The other side

Its not often that we, as a medical fraternity deal with our own loved ones as patients. We see so many patients and relatives every day that it seldom strikes us that it could be us in their places too. Most of the days ,we deal with the frustrations of irritable by- standers, over concerned parents as well as children that their worries fail to register with us in time. We become concerned with treating the patients and not much else. It is probably a self protective mechanism we develop over years, otherwise who wants to be so emotionally attached to each patient that each of their inevitable ends(which might have been prolonged by us) leave us emotionally scarred each time around. And our psyches aren’t meant to take that much damage, so it comes naturally to us that we distance ourselves from their fears,turn a blind eye to their tears and we learn to be matter of fact and move on,  because , self preservation is an art which medicos learn without ever having to be taught.

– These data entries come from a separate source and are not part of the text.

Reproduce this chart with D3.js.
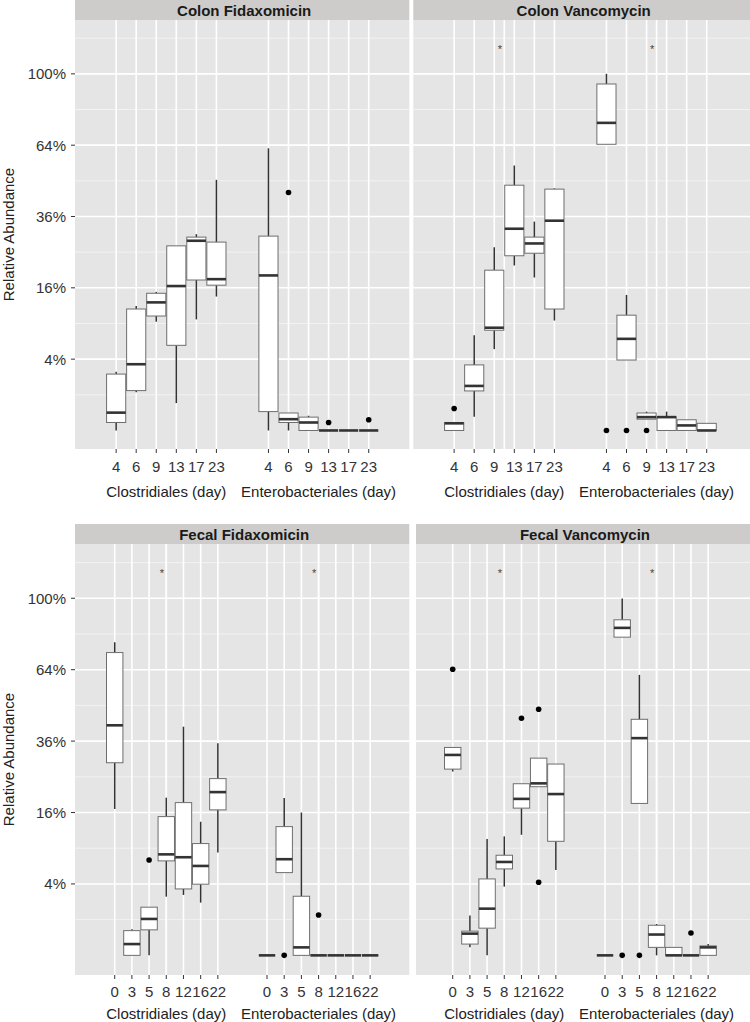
<!DOCTYPE html>
<html lang="en">
<head>
  <meta charset="UTF-8">
  <title>Relative Abundance boxplots</title>
  <script src="https://d3js.org/d3.v7.min.js"></script>
  <style>
    body{
      margin:0;
      background:white;
      font-family: "Liberation Sans", Arial, Helvetica, sans-serif;
    }
  </style>
</head>
<body>
<div id="chart"></div>
<script>
// ---- data ----
var panelTitles = ["Colon Fidaxomicin", "Colon Vancomycin", "Fecal Fidaxomicin", "Fecal Vancomycin"];
var groupLabels = ["Clostridiales (day)", "Enterobacteriales (day)"];
var colonDays = ["4", "6", "9", "13", "17", "23"];
var fecalDays = ["0", "3", "5", "8", "12", "16", "22"];
var yTicks = [0.04, 0.16, 0.36, 0.64, 1];
var yTickLabels = ["4%", "16%", "36%", "64%", "100%"];
var yMinor = [0.01, 0.09, 0.25, 0.49, 0.81, 1.21];

// box stats per day: [lower whisker, q1, median, q3, upper whisker]
var colonFidClos = [
  [0, 0.0005, 0.0025, 0.025, 0.027],
  [0.0115, 0.0125, 0.0345, 0.116, 0.122],
  [0.093, 0.103, 0.129, 0.148, 0.151],
  [0.0059, 0.057, 0.164, 0.268, 0.268],
  [0.097, 0.178, 0.283, 0.294, 0.303],
  [0.141, 0.166, 0.18, 0.279, 0.494]
];
var colonFidEntero = [
  [0, 0.0028, 0.189, 0.297, 0.626],
  [0, 0.0005, 0.001, 0.0024, 0.0024],
  [0, 0, 0.0005, 0.0014, 0.0017],
  [0, 0, 0, 0, 0],
  [0, 0, 0, 0, 0],
  [0, 0, 0, 0, 0]
];
var colonVanClos = [
  [0, 0, 0.0004, 0.0005, 0.0005],
  [0.0015, 0.0123, 0.0156, 0.0338, 0.0714],
  [0.052, 0.079, 0.083, 0.202, 0.264],
  [0.214, 0.24, 0.32, 0.473, 0.552],
  [0.184, 0.247, 0.275, 0.294, 0.343],
  [0.095, 0.116, 0.346, 0.458, 0.461]
];
var colonVanEntero = [
  [0.644, 0.644, 0.744, 0.944, 1.0],
  [0.039, 0.039, 0.066, 0.1045, 0.1445],
  [0.001, 0.001, 0.0014, 0.0024, 0.0028],
  [0, 0, 0.0014, 0.0015, 0.0028],
  [0, 0, 0.0002, 0.0009, 0.0009],
  [0, 0, 0, 0.0004, 0.0004]
];
var fecalFidClos = [
  [0.168, 0.291, 0.415, 0.719, 0.769],
  [0, 0, 0.001, 0.0048, 0.0053],
  [0, 0.0051, 0.0104, 0.0182, 0.0182],
  [0.027, 0.07, 0.08, 0.151, 0.195],
  [0.0286, 0.0346, 0.0755, 0.183, 0.41],
  [0.0218, 0.0397, 0.0627, 0.098, 0.14],
  [0.083, 0.166, 0.209, 0.245, 0.353]
];
var fecalFidEntero = [
  [0, 0, 0, 0, 0],
  [0.0537, 0.0537, 0.0725, 0.13, 0.194],
  [0, 0, 0.0005, 0.0274, 0.16],
  [0, 0, 0, 0, 0],
  [0, 0, 0, 0, 0],
  [0, 0, 0, 0, 0],
  [0, 0, 0, 0, 0]
];
var fecalVanClos = [
  [0.265, 0.272, 0.315, 0.339, 0.339],
  [0.0005, 0.001, 0.0037, 0.0046, 0.0124],
  [0, 0.0058, 0.0171, 0.0458, 0.106],
  [0.037, 0.0586, 0.0684, 0.0786, 0.111],
  [0.114, 0.17, 0.192, 0.231, 0.231],
  [0.223, 0.223, 0.232, 0.305, 0.305],
  [0.057, 0.102, 0.204, 0.287, 0.287]
];
var fecalVanEntero = [
  [0, 0, 0, 0, 0],
  [0.794, 0.794, 0.841, 0.883, 0.998],
  [0.181, 0.181, 0.37, 0.437, 0.617],
  [0, 0.0005, 0.0034, 0.0071, 0.0077],
  [0, 0, 0, 0.0005, 0.0005],
  [0, 0, 0, 0, 0],
  [0, 0, 0.0005, 0.0007, 0.001]
];

// outliers: [group index, day index, value]
var colonFidOutliers = [[1, 1, 0.445], [1, 3, 0.0005], [1, 5, 0.0009]];
var colonVanOutliers = [[0, 0, 0.0038], [1, 0, 0], [1, 1, 0], [1, 2, 0]];
var fecalFidOutliers = [[0, 2, 0.0714], [1, 1, 0], [1, 3, 0.0128]];
var fecalVanOutliers = [[0, 0, 0.642], [0, 4, 0.441], [0, 5, 0.475], [0, 5, 0.042], [1, 1, 0], [1, 2, 0], [1, 5, 0.0039]];

// significance stars (value where the * sits), null = none
var starValue = [null, 1.15, 1.15, 1.15];

// ---- layout ----
var width = 750, height = 1022;
var unitPx = 152.3;      // px per group on the x axis
var dodgeWidth = 0.79;   // share of a group taken by the boxes

var panels = [
  {title: panelTitles[0], days: colonDays, stats: [colonFidClos, colonFidEntero], out: colonFidOutliers, star: starValue[0],
   cx0: 74.9, bg0: 75, bg1: 409.3, top: 20, bottom: 449, yDom: [-0.0027, 1.3248], left: true, dayDy: 23, titleDy: 47.5},
  {title: panelTitles[1], days: colonDays, stats: [colonVanClos, colonVanEntero], out: colonVanOutliers, star: starValue[1],
   cx0: 412.9, bg0: 413.3, bg1: 750, top: 20, bottom: 449, yDom: [-0.0027, 1.3248], left: false, dayDy: 23, titleDy: 47.5},
  {title: panelTitles[2], days: fecalDays, stats: [fecalFidClos, fecalFidEntero], out: fecalFidOutliers, star: starValue[2],
   cx0: 74.9, bg0: 75, bg1: 409.3, top: 544, bottom: 975, yDom: [-0.003025, 1.327], left: true, dayDy: 22.3, titleDy: 44},
  {title: panelTitles[3], days: fecalDays, stats: [fecalVanClos, fecalVanEntero], out: fecalVanOutliers, star: starValue[3],
   cx0: 412.9, bg0: 416, bg1: 750, top: 544, bottom: 975, yDom: [-0.003025, 1.327], left: false, dayDy: 22.3, titleDy: 44}
];

var svg = d3.select("#chart").append("svg")
  .attr("width", width)
  .attr("height", height);

panels.forEach(drawPanel);

function drawPanel(p){
  var g = svg.append("g");
  var n = p.days.length;
  var step = dodgeWidth / n;

  var x = d3.scaleLinear()
    .domain([0.4, 2.6])
    .range([p.cx0, p.cx0 + 2.2 * unitPx]);
  var y = d3.scaleSqrt()
    .domain(p.yDom)
    .range([p.bottom, p.top]);

  // x position of a box
  function pos(gi, di){ return x(gi + 1 + (di - (n - 1) / 2) * step); }
  var boxW = (x(step) - x(0)) * 0.955;

  // all box positions
  var slots = [];
  [0, 1].forEach(function(gi){
    p.days.forEach(function(d, di){
      slots.push({g: gi, i: di, day: d, s: p.stats[gi][di]});
    });
  });

  // strip
  g.append("rect")
    .attr("x", p.bg0).attr("y", p.top - 20)
    .attr("width", p.bg1 - p.bg0).attr("height", 20)
    .attr("fill", "#cdcccb");
  g.append("text")
    .attr("x", (p.bg0 + p.bg1) / 2 + 2)
    .attr("y", p.top - 4.5)
    .attr("text-anchor", "middle")
    .attr("font-size", "15px")
    .attr("font-weight", "bold")
    .attr("fill", "#1a1a1a")
    .text(p.title);

  // panel background
  g.append("rect")
    .attr("x", p.bg0).attr("y", p.top)
    .attr("width", p.bg1 - p.bg0).attr("height", p.bottom - p.top)
    .attr("fill", "#e5e5e5");

  // grid lines
  g.selectAll(".minor").data(yMinor).enter().append("line")
    .attr("x1", p.bg0).attr("x2", p.bg1)
    .attr("y1", function(d){ return y(d); })
    .attr("y2", function(d){ return y(d); })
    .attr("stroke", "#f2f2f2").attr("stroke-width", 1);
  g.selectAll(".major").data(yTicks).enter().append("line")
    .attr("x1", p.bg0).attr("x2", p.bg1)
    .attr("y1", function(d){ return y(d); })
    .attr("y2", function(d){ return y(d); })
    .attr("stroke", "white").attr("stroke-width", 1.6);
  g.selectAll(".vgrid").data(slots).enter().append("line")
    .attr("x1", function(d){ return pos(d.g, d.i); })
    .attr("x2", function(d){ return pos(d.g, d.i); })
    .attr("y1", p.top).attr("y2", p.bottom)
    .attr("stroke", "white").attr("stroke-width", 1.6);
  if (p.star !== null){
    // the star layer also puts a line on each group centre
    g.selectAll(".cgrid").data([1, 2]).enter().append("line")
      .attr("x1", function(d){ return x(d); })
      .attr("x2", function(d){ return x(d); })
      .attr("y1", p.top).attr("y2", p.bottom)
      .attr("stroke", "white").attr("stroke-width", 1.6);
  }

  // whiskers
  var box = g.selectAll(".box").data(slots).enter().append("g");
  box.append("line")
    .attr("x1", function(d){ return pos(d.g, d.i); })
    .attr("x2", function(d){ return pos(d.g, d.i); })
    .attr("y1", function(d){ return y(d.s[3]); })
    .attr("y2", function(d){ return y(d.s[4]); })
    .attr("stroke", "#333").attr("stroke-width", 1.5);
  box.append("line")
    .attr("x1", function(d){ return pos(d.g, d.i); })
    .attr("x2", function(d){ return pos(d.g, d.i); })
    .attr("y1", function(d){ return y(d.s[0]); })
    .attr("y2", function(d){ return y(d.s[1]); })
    .attr("stroke", "#333").attr("stroke-width", 1.5);
  // boxes
  box.append("rect")
    .attr("x", function(d){ return pos(d.g, d.i) - boxW / 2; })
    .attr("y", function(d){ return y(d.s[3]); })
    .attr("width", boxW)
    .attr("height", function(d){ return y(d.s[1]) - y(d.s[3]); })
    .attr("fill", "white")
    .attr("stroke", "#6e6e6e").attr("stroke-width", 1);
  // medians
  box.append("line")
    .attr("x1", function(d){ return pos(d.g, d.i) - boxW / 2; })
    .attr("x2", function(d){ return pos(d.g, d.i) + boxW / 2; })
    .attr("y1", function(d){ return y(d.s[2]); })
    .attr("y2", function(d){ return y(d.s[2]); })
    .attr("stroke", "#333").attr("stroke-width", 2.6);

  // outliers
  g.selectAll(".out").data(p.out).enter().append("circle")
    .attr("cx", function(d){ return pos(d[0], d[1]); })
    .attr("cy", function(d){ return y(d[2]); })
    .attr("r", 2.8)
    .attr("fill", "black");

  // stars
  if (p.star !== null){
    g.selectAll(".star").data([1, 2]).enter().append("text")
      .attr("x", function(d){ return x(d) - 4.5; })
      .attr("y", y(p.star) + 4.5)
      .attr("text-anchor", "middle")
      .attr("font-size", "11px")
      .attr("fill", "#444")
      .text("*");
  }

  // x ticks and day labels
  g.selectAll(".xtick").data(slots).enter().append("line")
    .attr("x1", function(d){ return pos(d.g, d.i); })
    .attr("x2", function(d){ return pos(d.g, d.i); })
    .attr("y1", p.bottom).attr("y2", p.bottom + 4)
    .attr("stroke", "#333").attr("stroke-width", 1);
  g.selectAll(".xlab").data(slots).enter().append("text")
    .attr("x", function(d){ return pos(d.g, d.i); })
    .attr("y", p.bottom + p.dayDy)
    .attr("text-anchor", "middle")
    .attr("font-size", "15px")
    .attr("fill", "#333")
    .text(function(d){ return d.day; });
  g.selectAll(".glab").data(groupLabels).enter().append("text")
    .attr("x", function(d, i){ return x(i + 1); })
    .attr("y", p.bottom + p.titleDy)
    .attr("text-anchor", "middle")
    .attr("font-size", "15px")
    .attr("fill", "#222")
    .text(function(d){ return d; });

  // y axis on the left column only
  if (p.left){
    g.selectAll(".ytick").data(yTicks).enter().append("line")
      .attr("x1", p.bg0 - 4).attr("x2", p.bg0)
      .attr("y1", function(d){ return y(d); })
      .attr("y2", function(d){ return y(d); })
      .attr("stroke", "#333").attr("stroke-width", 1);
    g.selectAll(".ylab").data(yTicks).enter().append("text")
      .attr("x", p.bg0 - 9)
      .attr("y", function(d){ return y(d) + 5.5; })
      .attr("text-anchor", "end")
      .attr("font-size", "15px")
      .attr("fill", "#333")
      .text(function(d, i){ return yTickLabels[i]; });
    g.append("text")
      .attr("transform", "translate(14," + ((p.top + p.bottom) / 2) + ") rotate(-90)")
      .attr("text-anchor", "middle")
      .attr("font-size", "15px")
      .attr("fill", "#222")
      .text("Relative Abundance");
  }
}
</script>
</body>
</html>
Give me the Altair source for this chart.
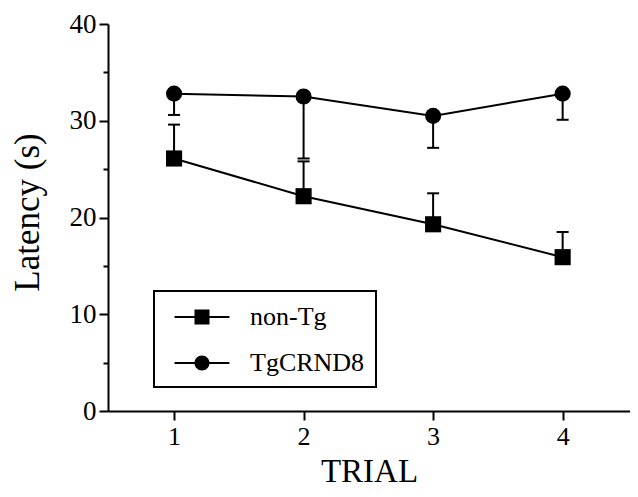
import altair as alt
import pandas as pd

trials = [1, 2, 3, 4]
series_names = ["non-Tg", "TgCRND8"]
nontg_mean = [26.1, 22.2, 19.3, 15.9]
nontg_se = [3.5, 3.6, 3.2, 2.6]
tg_mean = [32.8, 32.5, 30.5, 32.8]
tg_se = [2.2, 6.4, 3.3, 2.7]

y_major = [0, 10, 20, 30, 40]
y_minor = [5, 15, 25, 35]

rows = []
for t, m, s in zip(trials, nontg_mean, nontg_se):
    rows.append({"trial": t, "series": "non-Tg", "mean": m, "end": m + s})
for t, m, s in zip(trials, tg_mean, tg_se):
    rows.append({"trial": t, "series": "TgCRND8", "mean": m, "end": m - s})
df = pd.DataFrame(rows)

FONT = "Liberation Serif"
xs = alt.Scale(domain=[0.49, 4.52], nice=False, zero=False)
ys = alt.Scale(domain=[0, 40], nice=False)

x_axis = alt.Axis(values=trials, title="TRIAL", tickSize=9, tickWidth=2, domainWidth=2,
                  labelFontSize=26, labelPadding=3, titleFontSize=33, titleFontWeight="normal",
                  titlePadding=6, grid=False, labelFont=FONT, titleFont=FONT,
                  domainColor="black", tickColor="black", labelColor="black", titleColor="black")
y_axis = alt.Axis(values=y_major, title="Latency (s)", tickSize=9, tickWidth=2, domainWidth=2,
                  labelFontSize=27, labelPadding=3, titleFontSize=35, titleFontWeight="normal",
                  titlePadding=24, titleY=188, grid=False, labelFont=FONT, titleFont=FONT,
                  orient="left",
                  domainColor="black", tickColor="black", labelColor="black", titleColor="black")
y_minor_axis = alt.Axis(values=y_minor, title=None, tickSize=5, tickWidth=2, labels=False,
                        domain=False, grid=False, orient="left", tickColor="black")

base = alt.Chart(df)
X = alt.X("trial:Q", scale=xs, axis=x_axis)

lines = base.mark_line(color="black", strokeWidth=2).encode(
    x=X,
    y=alt.Y("mean:Q", scale=ys, axis=y_axis),
    detail="series:N",
)

err = base.mark_rule(color="black", strokeWidth=2).encode(
    x=X,
    y=alt.Y("mean:Q", scale=ys, axis=None),
    y2="end:Q",
)

caps = base.mark_point(shape="stroke", size=144, strokeWidth=2, filled=False,
                       color="black", opacity=1).encode(
    x=X,
    y=alt.Y("end:Q", scale=ys, axis=None),
)

points = base.mark_point(filled=True, color="black", size=260, opacity=1).encode(
    x=X,
    y=alt.Y("mean:Q", scale=ys, axis=None),
    shape=alt.Shape("series:N", scale=alt.Scale(domain=series_names, range=["square", "circle"]),
                    legend=None),
)

# legend glyphs: a thin filled bar through a square / circle (unit box -1..1)
sq_path = "M-1.83,-0.067H1.83V0.067H-1.83ZM-0.5,-0.5H0.5V0.5H-0.5Z"
ci_path = "M-1.83,-0.067H1.83V0.067H-1.83ZM0.5,0A0.5,0.5,0,1,1,-0.5,0A0.5,0.5,0,1,1,0.5,0Z"

legend = alt.Legend(
    title=None, orient="none", legendX=46, legendY=267,
    padding=11, strokeColor="black", symbolSize=900, symbolOffset=22,
    labelOffset=33, rowPadding=18, labelFontSize=26, labelFont=FONT, labelColor="black",
    symbolStrokeWidth=0, symbolFillColor="black",
    symbolOpacity=1, labelLimit=300,
)

ghost = base.mark_point(filled=True, color="black", size=900, opacity=1).encode(
    x=X,
    y=alt.Y("mean:Q", scale=ys, axis=y_minor_axis),
    shape=alt.Shape("series:N", scale=alt.Scale(domain=series_names, range=[sq_path, ci_path]),
                    legend=legend),
).transform_filter("false")

chart = alt.layer(lines, err, caps, points, ghost).resolve_scale(
    shape="independent"
).resolve_axis(y="independent").properties(
    width=522, height=387,
    autosize=alt.AutoSizeParams(type="none"),
    padding={"left": 100, "top": 16, "right": 0, "bottom": 78},
    background="white",
).configure_view(stroke=None).configure_legend(strokeWidth=2)

chart.save("out.html", embed_options={"renderer": "svg", "actions": False})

There have been two instances in my life which have made me stop and wonder at the distances we keep ,the direct gazes we avoid and the awkward moments we never want to be a part of. First came a long time ago, 12 years ago, when i was nothing but a naive wide eyed 18yr old medical student standing in front of the neuro surgical icu as the lonesome connecting link between my completely non-medico parents and extremely professional surgeons of my brother, who was brought there with extensive brain injury. The first time i heard the word GCS was then, and little did i know then that 3/15  was as bad as it gets. The doctors telling me assumed i understood what they were saying, and my parents assumed that i understood better than they did, but either side failed to see the terrified clueless naive girl in front of them.
The next time was much more recently, by then i had graduated in age as well as education as well as maturity to be an anaesthetist , a wife, and a mom but even then the fears of hearing the word cancer in association with your mom does not make it any less scary than it was 12 years ago.But this time around i was better prepared, i knew what to ask, who to ask and how to be. I researched extensively till i realised that knowing more about it was only making things worse and not better. 12 years ago the situation was of a naive unprepared teen while this time around i should have had more of a handle on the situation, but both times left me feeling completely powerless,vulnerable,scared and stretched to the limit of fearing the worst. Atleast this time around i knew that my dad needed me to be strong and by this time around i was old enough to atleast pretend to be.
Both these instances have shaped me a lot in the making of who i am as a doctor. The first time,when i was too young ,instilled in me an empathy to the bystanders who never know who to ask and what to ask and most of the time are just looking for a comforting smile.  That time taught me how much a simple acknowledgment of their presence outside the ICU s make a sea of difference to them. By the next time when i was standing outside an ICU i knew to appreciate the people who take care of your loved ones inside as well as have an understanding of the limitations they have. I learnt to appreciate the higher being who decides what happens however we may want it to pan out. I learnt to understand that all we can do in any situation is be the best version of ourselves and pray for the best.
Beyond the tinted glass door of the ICU, the other side, seems a distant shadow, one we never want to be a part of, one we almost always ignore and one we never think of. But when the light falls on us and makes us the shadows and, remember ,one day it will, we  are left with thoughts of how we could have been, better, and nicer versions of ourselves.